The child of French-Canadian parents, Jack was born Jean Louis Kerouac in the old New England mill town of Lowell, Massachusetts, just in time to see his brother Gerard, the family saint, die of rheumatic fever. As far as he roamed and as hard as he ran, he never really left Lowell behind. His family, particularly his mother in later years, exercised a kind of tyranny over him. And he never really got over being the dreamy kid he had been while growing up along the Merrimack River.
By biographical convention, dreamy kids grow up intending to be writers—and so it was with Kerouac when he headed off to Columbia on a football scholarship just before the war. In fact, nearly everything he did from then on was determined by that desire—quitting Columbia to ship out in the Merchant Marine, low-lifing with William Burroughs and Allen Ginsberg among the denizens of Times Square, even venturing forth with Neal Cassady on those voyages of discovery which he described so excitingly. His was virtually a life lived in search of material, and as he found that material, he filled book after book with it—The Subterraneans, TheDharma Bums, Desolation Angels, Tristessa, Big Sur—in that tumble of titles that appeared once Kerouac and the Beat Generation had exploded on the scene.

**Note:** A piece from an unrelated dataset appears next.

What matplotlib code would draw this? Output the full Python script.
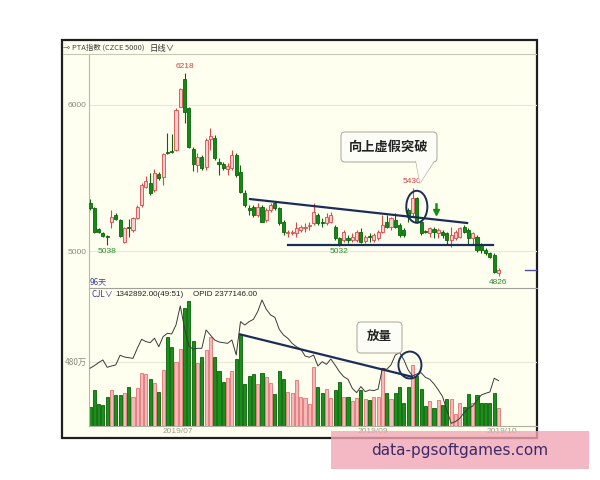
import matplotlib
matplotlib.use('Agg')
import matplotlib.pyplot as plt
from matplotlib.patches import Rectangle, Ellipse, FancyBboxPatch, Polygon
from matplotlib.lines import Line2D
from matplotlib.transforms import Affine2D

# daily candles, PTA index
opens = [5331, 5292, 5151, 5126, 5103, 5201, 5247, 5213, 5064, 5167, 5144, 5224, 5315, 5441, 5468, 5418,
         5528, 5509, 5680, 5685, 5692, 5989, 6176, 5977, 5700, 5589, 5646, 5578, 5765, 5772, 5612, 5594,
         5560, 5566, 5658, 5544, 5395, 5292, 5304, 5247, 5304, 5213, 5281, 5327, 5292, 5201, 5121, 5121,
         5121, 5144, 5160, 5171, 5190, 5247, 5201, 5190, 5201, 5167, 5087, 5075, 5087, 5075, 5075, 5133,
         5069, 5103, 5075, 5087, 5133, 5201, 5167, 5212, 5178, 5144, 5281, 5258, 5361, 5201, 5137, 5121,
         5148, 5121, 5133, 5121, 5075, 5087, 5098, 5167, 5144, 5087, 5098, 5041, 5007, 4984, 4973, 4847]
highs = [5354, 5304, 5160, 5133, 5110, 5281, 5258, 5217, 5167, 5217, 5235, 5315, 5464, 5514, 5532, 5560,
         5544, 5674, 5806, 5802, 5977, 6114, 6218, 5989, 5715, 5669, 5658, 5772, 5840, 5795, 5635, 5612,
         5601, 5692, 5669, 5589, 5418, 5315, 5315, 5327, 5315, 5292, 5327, 5338, 5304, 5213, 5144, 5144,
         5201, 5178, 5190, 5201, 5327, 5258, 5224, 5258, 5270, 5178, 5098, 5144, 5110, 5121, 5144, 5155,
         5110, 5121, 5121, 5144, 5247, 5247, 5235, 5258, 5190, 5155, 5292, 5430, 5372, 5212, 5144, 5167,
         5167, 5155, 5144, 5133, 5167, 5144, 5167, 5178, 5155, 5133, 5110, 5053, 5018, 4996, 4984, 4881]
lows = [5281, 5126, 5121, 5098, 5038, 5155, 5213, 5098, 5057, 5098, 5133, 5217, 5304, 5429, 5384, 5407,
        5486, 5452, 5664, 5674, 5687, 5984, 5875, 5703, 5545, 5544, 5555, 5555, 5692, 5623, 5521, 5555,
        5521, 5555, 5509, 5395, 5304, 5247, 5235, 5235, 5197, 5201, 5270, 5281, 5178, 5110, 5098, 5110,
        5098, 5133, 5133, 5144, 5178, 5178, 5167, 5178, 5190, 5075, 5032, 5064, 5053, 5064, 5064, 5053,
        5057, 5064, 5064, 5075, 5121, 5155, 5144, 5155, 5098, 5098, 5201, 5235, 5194, 5110, 5121, 5098,
        5087, 5087, 5087, 5041, 5030, 5075, 5087, 5121, 5041, 5041, 4996, 4984, 4973, 4950, 4847, 4826]
closes = [5292, 5133, 5128, 5105, 5096, 5235, 5217, 5103, 5155, 5155, 5224, 5304, 5452, 5482, 5400, 5532,
          5498, 5664, 5669, 5676, 5966, 6107, 5954, 5715, 5595, 5646, 5566, 5760, 5788, 5635, 5596, 5566,
          5582, 5658, 5521, 5407, 5315, 5281, 5247, 5304, 5201, 5281, 5313, 5292, 5190, 5133, 5133, 5133,
          5155, 5167, 5167, 5178, 5270, 5190, 5190, 5235, 5247, 5087, 5041, 5133, 5075, 5098, 5133, 5064,
          5098, 5094, 5110, 5133, 5178, 5167, 5224, 5167, 5110, 5110, 5235, 5361, 5201, 5121, 5128, 5155,
          5133, 5144, 5110, 5075, 5110, 5133, 5155, 5133, 5087, 5121, 5007, 5007, 4984, 4961, 4859, 4870]
# volume (万) and open interest line
vols = [144, 269, 162, 157, 219, 269, 232, 232, 244, 289, 214, 281, 398, 388, 348, 324, 256, 418, 662, 592,
        480, 572, 878, 936, 635, 468, 513, 567, 662, 518, 413, 331, 356, 413, 498, 679, 314, 376, 388, 314,
        393, 368, 324, 239, 413, 348, 256, 244, 343,
        214, 207, 164, 438, 294, 244, 274, 207, 269, 329, 214, 214, 189, 207, 269, 199, 194, 219, 214, 431,
        249, 199, 249, 289, 174, 289, 455, 376, 274, 149, 189, 137, 194, 157, 199, 199, 90, 169, 139, 236,
        169, 232, 174, 174, 174, 244, 137]
oi = [431, 450, 473, 493, 438, 448, 456, 528, 515, 510, 505, 580, 647, 630, 622, 655, 592, 667, 692, 687,
      754, 896, 729, 597, 572, 580, 580, 717, 679, 642, 627, 622, 617, 642, 530, 779, 754, 779, 796, 854,
      941, 871, 829, 811, 722, 679, 655, 617, 592,
      575, 523, 513, 530, 448, 480, 460, 500, 455, 406, 368, 349, 281, 249, 294, 256, 269, 264, 276, 431,
      423, 456, 530, 548, 493, 418, 373, 388, 398, 363, 349, 314, 269, 219, 115, 20, 33, 57, 100, 132,
      149, 194, 232, 244, 254, 356, 339]
date_ticks = [20.5, 65.8, 95.8]
date_labels = ['2019/07', '2019/09', '2019/10']

# hand-drawn lines on the chart
upper_line = ([37.2, 87.7], [5356, 5192])
lower_line = ([46, 93.7], [5038, 5038])
vol_line = ([34.9, 74.8], [684, 368])

CJK = ['Noto Sans CJK SC', 'DejaVu Sans']
NUM = 'Liberation Sans'
NAVY = '#1c2d5a'

W, H = 600, 480
fig = plt.figure(figsize=(6, 4.8), dpi=100)
fig.patch.set_facecolor('white')
px = Affine2D().scale(1 / W, -1 / H).translate(0, 1) + fig.transFigure


def box(l, t, r, b):
    return [l / W, 1 - b / H, (r - l) / W, (b - t) / H]


fig.patches.append(Rectangle((62, 40), 475, 398, transform=px, facecolor='#fffff0',
                             edgecolor='#1e1e1e', lw=1.6, zorder=-5))
fig.add_artist(Line2D([63, 536], [53.5, 53.5], transform=px, color='#c8c8b8', lw=0.8))

# header texts
fig.text(63, 48, '⊸', transform=px, fontsize=6, color='#555', va='center', family=CJK)
fig.text(72, 48, 'PTA指数 (CZCE 5000)', transform=px, fontsize=5.4, color='#444', va='center', family=CJK)
fig.text(150, 48, '日线∨', transform=px, fontsize=6, color='#333', va='center', family=CJK)

up = [c >= o for o, c in zip(opens, closes)]
xs = list(range(len(opens)))
face = ['#f8cfcf' if u else '#138a13' for u in up]
edge = ['#d94848' if u else '#0a650a' for u in up]

# price panel
ax1 = fig.add_axes(box(89, 54, 537, 288))
ax1.set_facecolor('none')
ax1.set_xlim(-0.23, 103.95)
ax1.set_ylim(4747, 6349)
for g in (5000, 6000):
    ax1.axhline(g, color='#e8e8d4', lw=0.8, zorder=0)
ax1.vlines(xs, lows, highs, colors=edge, lw=0.8, zorder=2)
bottoms = [min(o, c) for o, c in zip(opens, closes)]
heights = [max(abs(c - o), 6) for o, c in zip(opens, closes)]
ax1.bar(xs, heights, bottom=bottoms, width=0.72, color=face, edgecolor=edge, lw=0.6, zorder=3)

ax1.plot(*upper_line, color=NAVY, lw=1.6, zorder=4)
ax1.plot(*lower_line, color=NAVY, lw=1.6, zorder=4)
ax1.add_patch(Ellipse((76.0, 5303), 4.9, 219, fill=False, ec=NAVY, lw=1.4, zorder=5))
# small green "down" arrow
ax1.plot([80.5, 80.5], [5320, 5275], color='#1a8a1a', lw=1.8, zorder=5)
ax1.plot([80.5], [5268], marker='v', ms=5, color='#1a8a1a', zorder=5)
ax1.plot([101.2, 103.95], [closes[-1], closes[-1]], color='#5050b0', lw=1)

hi_i = highs.index(max(highs))
ax1.annotate(str(max(highs)), (hi_i, max(highs)), xytext=(0, 2.5), textcoords='offset points',
             ha='center', va='bottom', fontsize=6, color='#d04040', family=NUM)
ax1.annotate('5430', (75, highs[75]), xytext=(0, 2.5), textcoords='offset points',
             ha='center', va='bottom', fontsize=6, color='#d04040', family=NUM)
for i in (4, 58, 95):
    ax1.annotate(str(lows[i]), (i, lows[i]), xytext=(0, -1.5), textcoords='offset points',
                 ha='center', va='top', fontsize=6, color='#2a8a2a', family=NUM)

ax1.set_xticks([])
ax1.set_yticks([5000, 6000])
ax1.set_yticklabels(['5000', '6000'], fontsize=6, color='#8a8a7a', family=NUM)
ax1.tick_params(axis='y', length=0, pad=1.5)
for s in ('top', 'right'):
    ax1.spines[s].set_visible(False)
ax1.spines['left'].set_color('#b8b8a8')
ax1.spines['left'].set_linewidth(0.8)
ax1.spines['bottom'].set_color('#a0a098')
ax1.spines['bottom'].set_linewidth(0.8)
fig.text(90, 282, '96天', transform=px, fontsize=5.8, color='#4040a0', va='center', family=CJK)

# volume panel
ax2 = fig.add_axes(box(89, 288, 537, 426))
ax2.set_facecolor('none')
ax2.set_xlim(-0.23, 103.95)
ax2.set_ylim(0, 1030)
ax2.axhline(480, color='#e8e8d4', lw=0.8, zorder=0)
vface = ['#f6b9b9' if u else '#169216' for u in up]
vedge = ['#e07272' if u else '#0b5e0b' for u in up]
ax2.bar(xs, vols, width=0.72, color=vface, edgecolor=vedge, lw=0.6, zorder=2)
ax2.plot(xs, oi, color='#3a3a3a', lw=0.7, zorder=3)
ax2.plot(*vol_line, color=NAVY, lw=1.6, zorder=4)
ax2.add_patch(Ellipse((74.4, 455), 5.35, 201, fill=False, ec=NAVY, lw=1.4, zorder=5))

ax2.set_yticks([480])
ax2.set_yticklabels(['480万'], fontsize=6, color='#8a8a7a', family=CJK)
ax2.set_xticks(date_ticks)
ax2.set_xticklabels(date_labels, fontsize=6, color='#9a9a8a', family=NUM)
ax2.tick_params(length=0, pad=1.5)
for s in ('top', 'right'):
    ax2.spines[s].set_visible(False)
ax2.spines['left'].set_color('#b8b8a8')
ax2.spines['left'].set_linewidth(0.8)
ax2.spines['bottom'].set_color('#b0b0a0')
ax2.spines['bottom'].set_linewidth(0.8)

fig.text(92, 294, 'CJL∨', transform=px, fontsize=5.8, color='#3030a0', va='center', family=CJK)
fig.text(115, 294, '1342892.00(49:51)', transform=px, fontsize=5.8, color='#222', va='center', family=NUM)
fig.text(193, 294, 'OPID 2377146.00', transform=px, fontsize=5.8, color='#222', va='center', family=NUM)

# callouts
fig.patches.append(FancyBboxPatch((341, 132), 96, 30, boxstyle='round,pad=0,rounding_size=4', transform=px,
                                  fc='#fdfdf8', ec='#b0b0a0', lw=0.8, zorder=6))
fig.patches.append(Polygon([(416, 161), (434, 161), (420, 183)], closed=True, transform=px,
                           fc='#fdfdf8', ec='none', zorder=7))
fig.add_artist(Line2D([416, 420, 434], [161.5, 183, 161.5], transform=px, color='#b0b0a0', lw=0.8, zorder=7))
fig.text(389, 147, '向上虚假突破', transform=px, fontsize=9.5, weight='bold', color='#222',
         ha='center', va='center', family=CJK, zorder=8)

fig.patches.append(FancyBboxPatch((357, 322), 45, 31, boxstyle='round,pad=0,rounding_size=4', transform=px,
                                  fc='#fdfdf8', ec='#b0b0a0', lw=0.8, zorder=6))
fig.text(379.5, 337.5, '放量', transform=px, fontsize=9, weight='bold', color='#222',
         ha='center', va='center', family=CJK, zorder=8)

# watermark strip
fig.patches.append(Rectangle((331, 431), 258, 38, transform=px, fc='#f1a6b4', ec='none', alpha=0.8, zorder=10))
fig.text(460, 450, 'data-pgsoftgames.com', transform=px, fontsize=11, color='#3a2a6a',
         ha='center', va='center', family='DejaVu Sans', zorder=11)

fig.savefig('out.png', dpi=100)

McNally handles all this quite well—although he does show a rather distressing tendency to use language in the same imprecise, bombastic, shotgun style that Kerouac did. And what is forgivable in a novelist should not necessarily be permitted the novelist's biographer. For instance, McNally tells us that "almost all fifties' magazine articles had been rigidly narrative in format," but this is simply not so, for the prevailing style then was expository; but I truly think expository was what he meant, for he goes on to contrast "narrative" with "the Beat's personal, confessional view."

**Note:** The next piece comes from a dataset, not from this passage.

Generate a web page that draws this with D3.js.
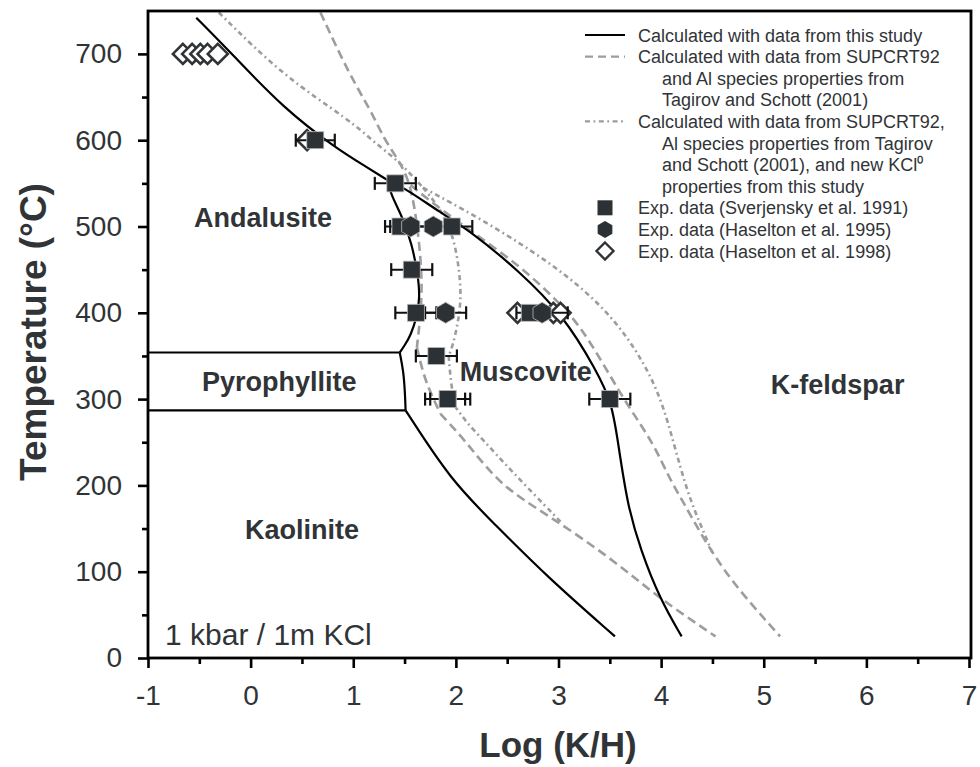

Note that this example is one—one of the many in the text—in which McNally takes it upon himself to explain the 1950s to the reader. Judging from his photograph, he was born sometime early in that decade. That being the case, it is not surprising that he makes mistakes not so much in the facts as in the feeling of the period. And in the details: he associates Matthew Arnold with the New Critics, whereas if Arnold had influence on any critical school at all, it was through Lionel Trilling on the social and moral critics of the Partisan Review. He compares Kerouac's "spontaneous bop prosody" to the bebop of Charlie Parker and the action painting of Jackson Pollock. While it is true that Jack Kerouac thought he was modeling his automatic prose style on Parker's improvisations, it is also plain from what he has written of it that he had absolutely no grasp of what was really going on in jazz; he thought of it as far more structureless and free than it is. (And if Kerouac had only an enthusiastic listener's grasp of music, then his biographer is no more knowledgeable, talking as he does a few pages later of "the fundamental chord changes that made rock out of rhythm and blues"; in fact, both are based on traditional blues.) The analogy of Kerouac's prose approach to action painting seems to make more sense, but I suspect this may be because I know less about painting than I do about music.

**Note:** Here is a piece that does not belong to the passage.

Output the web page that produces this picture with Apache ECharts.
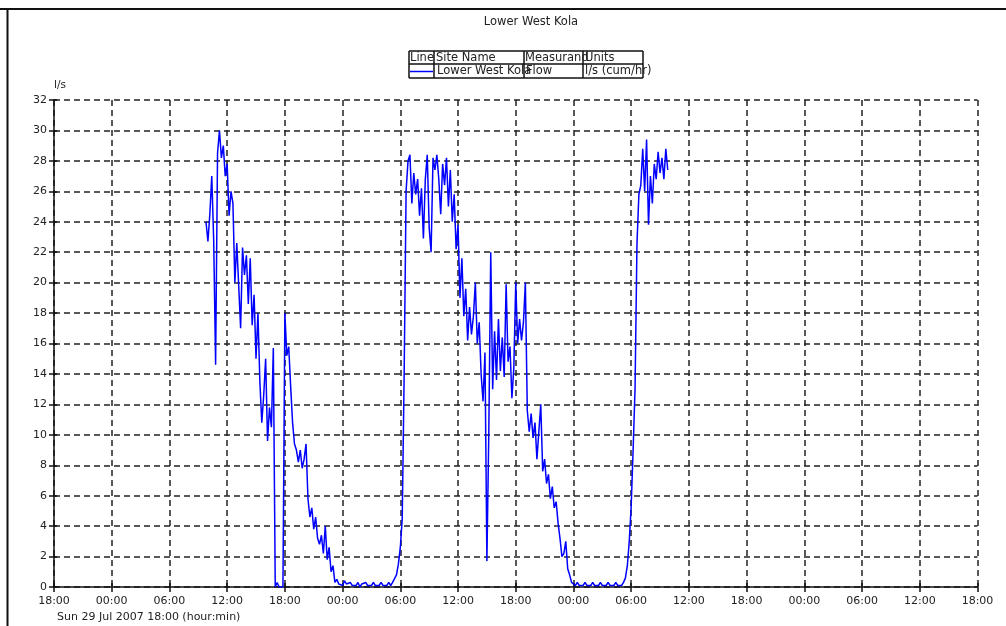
<!DOCTYPE html>
<html>
<head>
<meta charset="utf-8">
<script src="https://cdn.jsdelivr.net/npm/echarts@6/dist/echarts.min.js"></script>
<style>
html,body{margin:0;padding:0;background:#fff;}
#c{width:1006px;height:626px;}
</style>
</head>
<body>
<div id="c"></div>
<script>
// ---- data ----
const chartTitle = 'Lower West Kola';
const xTickLabels = ['18:00','00:00','06:00','12:00','18:00','00:00','06:00','12:00','18:00','00:00','06:00','12:00','18:00','00:00','06:00','12:00','18:00'];
const xStepHours = 6;
const startLabel = 'Sun 29 Jul 2007 18:00 (hour:min)';
const yUnit = 'l/s';
const legendHeader = ['Line', 'Site Name', 'Measurand', 'Units'];
const legendRow = ['Lower West Kola', 'Flow', 'l/s (cum/hr)'];
// flow samples: first sample at startHour (hours after Sun 18:00), one sample every stepHour
const startHour = 15.8;
const stepHour = 0.2;
const flow = [
  24.0, 22.7, 24.5, 27.0, 22.8, 14.6, 28.5, 30.0, 28.2, 29.0,
  27.0, 27.8, 24.4, 26.0, 25.2, 20.0, 22.6, 19.8, 17.0, 22.3,
  20.5, 21.8, 18.6, 21.6, 17.2, 19.2, 15.0, 18.0, 13.5, 10.8,
  12.6, 15.0, 9.6, 11.8, 10.5, 15.7, 0.0, 0.3, 0.0, 0.1,
  0.0, 18.0, 15.2, 15.8, 13.2, 10.8, 9.4, 9.0, 8.2, 9.0,
  7.8, 8.4, 9.4, 5.8, 4.6, 5.2, 3.8, 4.6, 3.2, 2.8,
  3.4, 2.2, 4.0, 1.8, 2.6, 1.0, 1.4, 0.3, 0.5, 0.2,
  0.2, 0.1, 0.4, 0.2, 0.1, 0.3, 0.1, 0.2, 0.1, 0.3,
  0.0, 0.2, 0.1, 0.3, 0.1, 0.2, 0.1, 0.3, 0.1, 0.2,
  0.1, 0.3, 0.1, 0.2, 0.1, 0.3, 0.1, 0.3, 0.2, 0.8,
  1.5, 2.6, 4.5, 14.0, 26.0, 28.0, 28.4, 25.2, 27.2, 25.8,
  26.8, 24.4, 26.2, 22.9, 26.8, 28.4, 23.6, 22.0, 28.2, 27.4,
  28.4, 26.8, 24.5, 27.8, 26.4, 28.2, 25.0, 27.4, 24.0, 25.8,
  22.2, 23.8, 19.0, 21.6, 17.8, 19.6, 16.2, 18.4, 16.6, 17.8,
  20.0, 16.0, 17.4, 14.0, 12.2, 15.4, 1.7, 10.2, 22.0, 13.0,
  16.8, 13.6, 17.6, 14.2, 16.4, 13.8, 19.9, 14.8, 15.8, 12.4,
  14.4, 20.0, 16.0, 17.6, 16.2, 17.4, 20.0, 11.6, 10.2, 11.4,
  9.8, 10.8, 8.4, 10.2, 12.0, 7.6, 8.4, 6.8, 7.4, 5.8,
  6.6, 5.2, 5.6, 4.2, 3.2, 2.0, 2.2, 3.0, 1.2, 0.8,
  0.3, 0.2, 0.1, 0.3, 0.1, 0.2, 0.1, 0.3, 0.1, 0.2,
  0.1, 0.3, 0.1, 0.2, 0.1, 0.3, 0.1, 0.2, 0.1, 0.3,
  0.1, 0.2, 0.1, 0.3, 0.1, 0.2, 0.1, 0.3, 0.6, 1.4,
  3.0, 5.3, 9.0, 13.0, 22.5, 25.8, 26.4, 28.8, 26.0, 29.4,
  23.8, 27.0, 25.2, 27.8, 26.8, 28.6, 27.2, 28.2, 26.8, 28.8, 27.4
];

// ---- chart ----
const FONT = 'DejaVu Sans';
const TXT = '#222';
const xMax = xStepHours * (xTickLabels.length - 1);
const seriesData = flow.map((v, i) => [+(startHour + i * stepHour).toFixed(2), v]);
const gridDash = { color: '#222', width: 1.5, type: [6, 4] };

const chart = echarts.init(document.getElementById('c'), null, { renderer: 'canvas' });

const L = { y1: 51, y2: 64, y3: 78, cols: [409, 434, 524, 583, 643] };
const lineStyleBlack = { stroke: '#111', lineWidth: 1.5 };
const legendGraphics = [];
[L.y1, L.y2, L.y3].forEach(y => legendGraphics.push({
  type: 'line', shape: { x1: L.cols[0], y1: y, x2: L.cols[4], y2: y }, style: lineStyleBlack
}));
L.cols.forEach(x => legendGraphics.push({
  type: 'line', shape: { x1: x, y1: L.y1, x2: x, y2: L.y3 }, style: lineStyleBlack
}));
const hdrX = [410, 436, 525, 585];
legendHeader.forEach((t, i) => legendGraphics.push({
  type: 'text', x: hdrX[i], y: (L.y1 + L.y2) / 2 + 0.5,
  style: { text: t, font: '11.5px ' + FONT, fill: TXT, textVerticalAlign: 'middle', textBaseline: 'middle' }
}));
legendGraphics.push({
  type: 'line', shape: { x1: L.cols[0] + 1, y1: 71.5, x2: L.cols[1] - 1, y2: 71.5 },
  style: { stroke: '#0000ff', lineWidth: 1.5 }
});
const rowX = [437, 526, 585];
legendRow.forEach((t, i) => legendGraphics.push({
  type: 'text', x: rowX[i], y: (L.y2 + L.y3) / 2 + 0.5,
  style: { text: t, font: '11.5px ' + FONT, fill: TXT, textVerticalAlign: 'middle', textBaseline: 'middle' }
}));

const option = {
  animation: false,
  backgroundColor: '#fff',
  title: {
    text: chartTitle, left: 526, top: 11, textAlign: 'center',
    textStyle: { fontFamily: FONT, fontSize: 11.5, fontWeight: 'normal', color: TXT }
  },
  grid: { left: 54, right: 28.5, top: 100, bottom: 39, containLabel: false },
  xAxis: [{
    type: 'value', min: 0, max: xMax, interval: xStepHours,
    axisLine: { show: true, onZero: false, lineStyle: { color: '#111', width: 1.5 } },
    axisTick: { show: true, length: 5, lineStyle: { color: '#111', width: 1.5 } },
    axisLabel: {
      margin: 9, fontFamily: FONT, fontSize: 11, color: TXT,
      formatter: v => xTickLabels[Math.round(v / xStepHours)] || ''
    },
    splitLine: { show: true, lineStyle: gridDash }
  }, {
    type: 'value', min: 0, max: xMax, interval: xStepHours, position: 'bottom',
    axisLine: { show: false, onZero: false },
    axisTick: { show: true, inside: true, length: 4, lineStyle: { color: '#111', width: 1.5 } },
    axisLabel: { show: false }, splitLine: { show: false }
  }],
  yAxis: [{
    type: 'value', min: 0, max: 32, interval: 2,
    name: yUnit, nameLocation: 'end', nameGap: 9,
    nameTextStyle: { fontFamily: FONT, fontSize: 10.5, color: TXT, align: 'left' },
    axisLine: { show: true, onZero: false, lineStyle: { color: '#111', width: 1.5 } },
    axisTick: { show: true, length: 5, lineStyle: { color: '#111', width: 1.5 } },
    axisLabel: { margin: 7, fontFamily: FONT, fontSize: 11, color: TXT },
    splitLine: { show: true, lineStyle: gridDash }
  }, {
    type: 'value', min: 0, max: 32, interval: 2, position: 'left',
    axisLine: { show: false, onZero: false },
    axisTick: { show: true, inside: true, length: 3, lineStyle: { color: '#111', width: 1.5 } },
    axisLabel: { show: false }, splitLine: { show: false }
  }],
  series: [{
    type: 'line', name: legendRow[0], xAxisIndex: 0, yAxisIndex: 0,
    data: seriesData, showSymbol: false, symbol: 'none',
    lineStyle: { color: '#0000ff', width: 1.5 }, z: 5
  }],
  graphic: [
    { type: 'line', shape: { x1: 0, y1: 9, x2: 1006, y2: 9 }, style: { stroke: '#111', lineWidth: 2 }, z: 100 },
    { type: 'line', shape: { x1: 7.5, y1: 9, x2: 7.5, y2: 626 }, style: { stroke: '#111', lineWidth: 2 }, z: 100 },
    { type: 'text', x: 57, y: 617, style: { text: startLabel, font: '11px ' + FONT, fill: TXT, textBaseline: 'middle', textVerticalAlign: 'middle' } }
  ].concat(legendGraphics)
};
chart.setOption(option);
</script>
</body>
</html>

It is best not to attempt the polymathic approach unless one is a true polymath. What Dennis McNally shows himself to be here is an historian, a scholar, a diligent researcher who can gather facts from the most diverse sources and weave them into a nearly seamless story that runs from romance to tragedy in less than five decades. But McNally is evidently not much interested in the literary aspect of his subject. There is virtually no attempt in this book to evaluate or even formally comment upon the texts left by Kerouac. Nor, beyond comparisons to bop and action painting, is there any analysis of his style. Although Desolate Angel is the biography of a novelist, it is not, by any means, a literary biography.
The Beat Generation seemed something more than (some would say, other than) a literary movement when it became known in the late 1950s, and that is also how it is remembered by most and written about today, over 20 years later. Still, it was a literary movement, one that inspired poets and novelists and journalists and had far-reaching effects in loosening up strictures regarding subject matter, language, and style. Since then there has been nothing to compare to it. That is the real reason why Kerouac and the rest are still important to us today and will continue to be until another such generation or movement comes along. If one ever does.